Abstract: Robots with very limited capabilities are placed on the vertices of a graph and are required to move toward a single, common vertex, where they remain stationary once they arrive. This task is referred to as the GATHERING problem. Most of the research on this topic has focused on feasibility challenges in the asynchronous setting, where robots operate independently of each other. A common assumption in these studies is that robots are equipped with multiplicity detection, the ability to recognize whether a vertex is occupied by more than one robot. Additionally, initial configurations are often restricted to ensure that no vertex hosts more than one robot. A key difficulty arises from the possible symmetries in the robots' placement relative to the graph's topology.

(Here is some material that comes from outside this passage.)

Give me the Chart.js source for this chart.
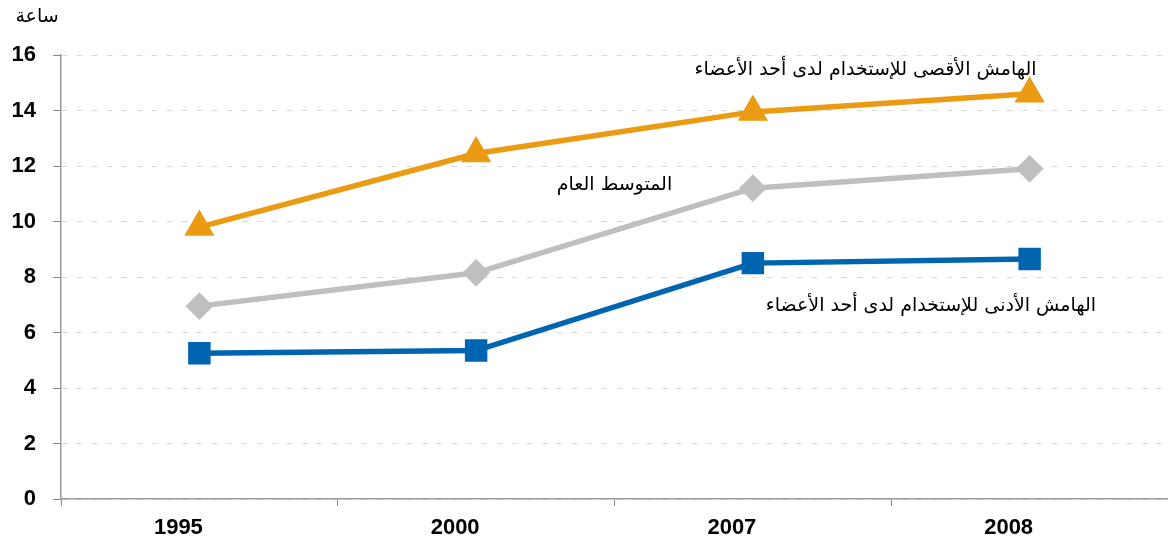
<!DOCTYPE html>
<html>
<head>
<meta charset="utf-8">
<script src="https://cdn.jsdelivr.net/npm/chart.js@4.4.1/dist/chart.umd.min.js"></script>
<style>
  body { margin: 0; background: #fff; }
  #wrap { width: 1168px; height: 542px; position: relative; }
</style>
</head>
<body>
<div id="wrap"><canvas id="myChart"></canvas></div>
<script>
// data
let years = ['1995', '2000', '2007', '2008'];
let maxValues = [9.8, 12.45, 13.95, 14.6];
let avgValues = [6.95, 8.15, 11.2, 11.9];
let minValues = [5.25, 5.35, 8.5, 8.65];
let yTicks = [0, 2, 4, 6, 8, 10, 12, 14, 16];

let unitLabel = 'ساعة';
let maxLabel = 'الهامش الأقصى للإستخدام لدى أحد الأعضاء';
let avgLabel = 'المتوسط العام';
let minLabel = 'الهامش الأدنى للإستخدام لدى أحد الأعضاء';

// text labels placed in data coords: [x index, y value, text, align, extra x in categories]
let notes = [
  [3, 15.45, maxLabel, 'right', 0.025],
  [1.5, 11.3, avgLabel, 'center', 0.0],
  [3, 6.95, minLabel, 'right', 0.24]
];

// draws unit label and the series notes
const notesPlugin = {
  id: 'notes',
  afterDraw(chart) {
    const ctx = chart.ctx;
    const xs = chart.scales.x, ys = chart.scales.y;
    ctx.save();
    ctx.fillStyle = '#000';
    ctx.font = '19px "DejaVu Sans", sans-serif';
    ctx.textBaseline = 'middle';
    ctx.textAlign = 'center';
    ctx.fillText(unitLabel, 37, 17);
    notes.forEach(n => {
      let step = xs.getPixelForValue(1) - xs.getPixelForValue(0);
      let px = xs.getPixelForValue(Math.floor(n[0])) + (n[0] % 1) * step + n[4] * step;
      ctx.textAlign = n[3];
      ctx.fillText(n[2], px, ys.getPixelForValue(n[1]));
    });
    ctx.restore();
  }
};

var ctx = document.getElementById('myChart');
let myChart = new Chart(ctx, {
  type: 'line',
  data: {
    labels: years,
    datasets: [
      {
        label: maxLabel,
        data: maxValues,
        borderColor: '#EA9B12',
        backgroundColor: '#EA9B12',
        borderWidth: 5.5,
        pointStyle: 'triangle',
        pointRadius: 12,
        pointHoverRadius: 12
      },
      {
        label: avgLabel,
        data: avgValues,
        borderColor: '#BFBFBF',
        backgroundColor: '#BFBFBF',
        borderWidth: 5.5,
        pointStyle: 'rectRot',
        pointRadius: 10,
        pointHoverRadius: 10
      },
      {
        label: minLabel,
        data: minValues,
        borderColor: '#0065B1',
        backgroundColor: '#0065B1',
        borderWidth: 5.5,
        pointStyle: 'rect',
        pointRadius: 12,
        pointHoverRadius: 12
      }
    ]
  },
  options: {
    responsive: true,
    maintainAspectRatio: false,
    animation: false,
    layout: { autoPadding: false, padding: { top: 55, left: 0, right: 0, bottom: 0 } },
    plugins: {
      legend: { display: false },
      tooltip: { enabled: false }
    },
    scales: {
      x: {
        offset: true,
        grid: {
          offset: true,
          drawOnChartArea: false,
          tickLength: 7,
          tickColor: '#888'
        },
        border: { color: '#999', width: 1.5 },
        ticks: {
          color: '#000',
          font: { family: '"Liberation Sans", Arial, sans-serif', size: 22, weight: 'bold' },
          labelOffset: -21,
          padding: 9
        },
        afterFit(scale) {
          scale.height = 43;
          scale.paddingLeft = 0;
          scale.paddingRight = 0;
        }
      },
      y: {
        min: 0,
        max: 16,
        afterBuildTicks(scale) { scale.ticks = yTicks.map(v => ({ value: v })); },
        grid: {
          color: '#D9D9D9',
          lineWidth: 1,
          tickLength: 8,
          tickColor: '#888',
          tickBorderDash: []
        },
        border: { color: '#999', width: 1.5, dash: [6, 9] },
        ticks: {
          color: '#000',
          font: { family: '"Liberation Sans", Arial, sans-serif', size: 22, weight: 'bold' },
          padding: 17
        },
        afterFit(scale) {
          scale.width = 61;
          scale.paddingTop = 0;
          scale.paddingBottom = 0;
        }
      }
    }
  },
  plugins: [notesPlugin]
});
</script>
</body>
</html>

This paper investigates the GATHERING problem on Rings under a sequential scheduler, where only one robot at a time is active. While this sequential activation helps to break symmetries, we remove two common assumptions: robots do not have multiplicity detection, and in initial configurations, vertices can be occupied by multiplicities. We prove that such a generalized GATHERING problem cannot be solved under general sequential schedulers. However, we provide a complete characterization of the problem when a sequential Round Robin scheduler is used, where robots are activated one at a time in a fixed cyclic order that repeats indefinitely. Furthermore, we fully characterize the DISTINCT GATHERING problem, the most used variant of GATHERING, in which the initial configurations do not admit multiplicities.